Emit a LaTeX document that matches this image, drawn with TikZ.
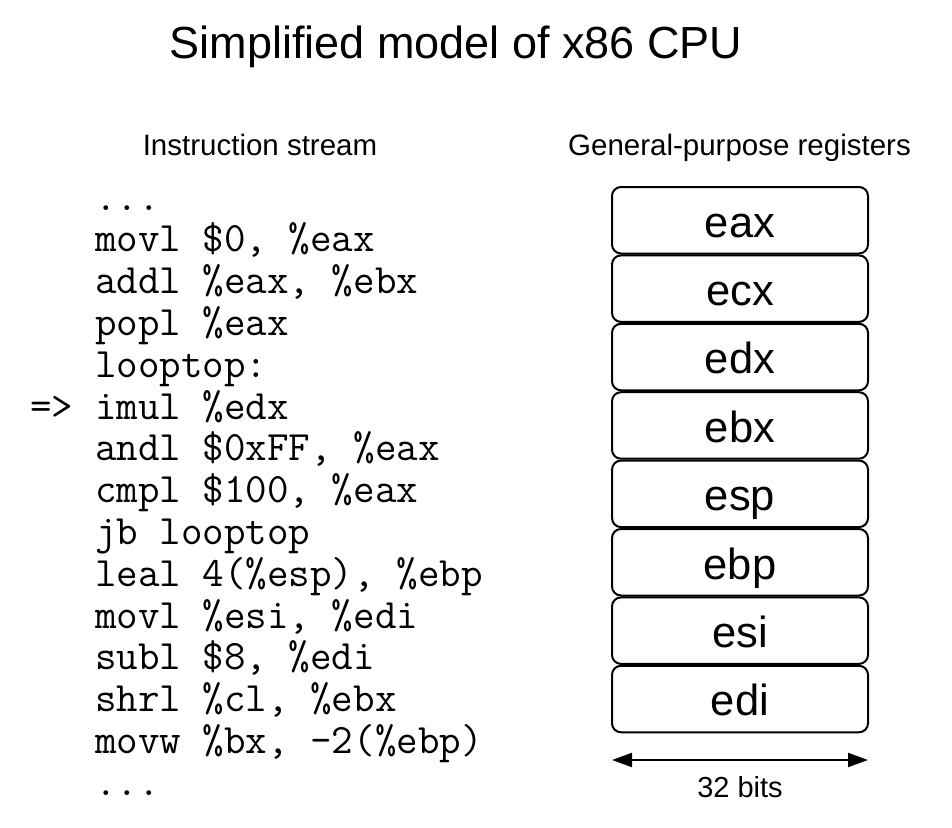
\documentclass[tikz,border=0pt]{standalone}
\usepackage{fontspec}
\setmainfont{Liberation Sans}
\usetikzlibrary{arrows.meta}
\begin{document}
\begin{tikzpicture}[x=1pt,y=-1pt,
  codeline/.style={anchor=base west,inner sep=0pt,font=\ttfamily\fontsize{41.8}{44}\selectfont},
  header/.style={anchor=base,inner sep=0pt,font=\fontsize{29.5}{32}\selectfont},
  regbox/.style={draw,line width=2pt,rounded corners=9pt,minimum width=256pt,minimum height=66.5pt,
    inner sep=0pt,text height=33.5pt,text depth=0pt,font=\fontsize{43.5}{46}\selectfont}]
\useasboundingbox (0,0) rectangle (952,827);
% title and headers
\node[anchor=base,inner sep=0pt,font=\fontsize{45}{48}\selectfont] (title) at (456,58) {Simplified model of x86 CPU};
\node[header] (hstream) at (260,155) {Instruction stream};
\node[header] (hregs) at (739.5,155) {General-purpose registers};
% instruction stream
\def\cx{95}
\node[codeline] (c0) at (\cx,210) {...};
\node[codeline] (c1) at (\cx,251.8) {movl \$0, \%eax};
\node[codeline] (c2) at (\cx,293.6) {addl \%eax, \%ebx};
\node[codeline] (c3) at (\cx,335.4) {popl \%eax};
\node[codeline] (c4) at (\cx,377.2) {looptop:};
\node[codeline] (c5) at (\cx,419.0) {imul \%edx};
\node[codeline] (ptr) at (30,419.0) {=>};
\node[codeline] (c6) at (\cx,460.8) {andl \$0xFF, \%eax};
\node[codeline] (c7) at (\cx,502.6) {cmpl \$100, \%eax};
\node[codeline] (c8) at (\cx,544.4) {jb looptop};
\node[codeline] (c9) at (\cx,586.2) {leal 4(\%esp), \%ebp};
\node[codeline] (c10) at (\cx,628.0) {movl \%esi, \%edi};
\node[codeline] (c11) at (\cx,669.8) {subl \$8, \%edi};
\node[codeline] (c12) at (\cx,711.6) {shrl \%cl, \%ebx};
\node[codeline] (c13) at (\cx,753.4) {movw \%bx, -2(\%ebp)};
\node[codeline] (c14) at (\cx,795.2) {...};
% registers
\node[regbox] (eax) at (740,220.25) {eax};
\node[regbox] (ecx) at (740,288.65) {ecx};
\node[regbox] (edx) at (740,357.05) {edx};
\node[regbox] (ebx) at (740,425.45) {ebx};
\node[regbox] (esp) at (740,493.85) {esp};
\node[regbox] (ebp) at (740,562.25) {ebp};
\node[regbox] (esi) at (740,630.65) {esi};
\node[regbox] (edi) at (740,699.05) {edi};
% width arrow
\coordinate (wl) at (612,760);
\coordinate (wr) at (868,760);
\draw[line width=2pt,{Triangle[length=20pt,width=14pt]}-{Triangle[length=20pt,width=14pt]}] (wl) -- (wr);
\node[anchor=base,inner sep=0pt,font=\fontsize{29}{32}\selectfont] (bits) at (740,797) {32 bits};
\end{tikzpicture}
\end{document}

__________________________________________________

• [EXERCISE DIRECTIONS]:
Restate the data above word for word. Do not include the images.

• [OUTPUT BELOW]:
Emit a LaTeX document that matches this image, drawn with TikZ.
\documentclass[tikz,border=0pt]{standalone}
\usepackage{fontspec}
\setmainfont{Liberation Sans}
\usetikzlibrary{arrows.meta}
\begin{document}
\begin{tikzpicture}[x=1pt,y=-1pt,
  codeline/.style={anchor=base west,inner sep=0pt,font=\ttfamily\fontsize{41.8}{44}\selectfont},
  header/.style={anchor=base,inner sep=0pt,font=\fontsize{29.5}{32}\selectfont},
  regbox/.style={draw,line width=2pt,rounded corners=9pt,minimum width=256pt,minimum height=66.5pt,
    inner sep=0pt,text height=33.5pt,text depth=0pt,font=\fontsize{43.5}{46}\selectfont}]
\useasboundingbox (0,0) rectangle (952,827);
% title and headers
\node[anchor=base,inner sep=0pt,font=\fontsize{45}{48}\selectfont] (title) at (456,58) {Simplified model of x86 CPU};
\node[header] (hstream) at (260,155) {Instruction stream};
\node[header] (hregs) at (739.5,155) {General-purpose registers};
% instruction stream
\def\cx{95}
\node[codeline] (c0) at (\cx,210) {...};
\node[codeline] (c1) at (\cx,251.8) {movl \$0, \%eax};
\node[codeline] (c2) at (\cx,293.6) {addl \%eax, \%ebx};
\node[codeline] (c3) at (\cx,335.4) {popl \%eax};
\node[codeline] (c4) at (\cx,377.2) {looptop:};
\node[codeline] (c5) at (\cx,419.0) {imul \%edx};
\node[codeline] (ptr) at (30,419.0) {=>};
\node[codeline] (c6) at (\cx,460.8) {andl \$0xFF, \%eax};
\node[codeline] (c7) at (\cx,502.6) {cmpl \$100, \%eax};
\node[codeline] (c8) at (\cx,544.4) {jb looptop};
\node[codeline] (c9) at (\cx,586.2) {leal 4(\%esp), \%ebp};
\node[codeline] (c10) at (\cx,628.0) {movl \%esi, \%edi};
\node[codeline] (c11) at (\cx,669.8) {subl \$8, \%edi};
\node[codeline] (c12) at (\cx,711.6) {shrl \%cl, \%ebx};
\node[codeline] (c13) at (\cx,753.4) {movw \%bx, -2(\%ebp)};
\node[codeline] (c14) at (\cx,795.2) {...};
% registers
\node[regbox] (eax) at (740,220.25) {eax};
\node[regbox] (ecx) at (740,288.65) {ecx};
\node[regbox] (edx) at (740,357.05) {edx};
\node[regbox] (ebx) at (740,425.45) {ebx};
\node[regbox] (esp) at (740,493.85) {esp};
\node[regbox] (ebp) at (740,562.25) {ebp};
\node[regbox] (esi) at (740,630.65) {esi};
\node[regbox] (edi) at (740,699.05) {edi};
% width arrow
\coordinate (wl) at (612,760);
\coordinate (wr) at (868,760);
\draw[line width=2pt,{Triangle[length=20pt,width=14pt]}-{Triangle[length=20pt,width=14pt]}] (wl) -- (wr);
\node[anchor=base,inner sep=0pt,font=\fontsize{29}{32}\selectfont] (bits) at (740,797) {32 bits};
\end{tikzpicture}
\end{document}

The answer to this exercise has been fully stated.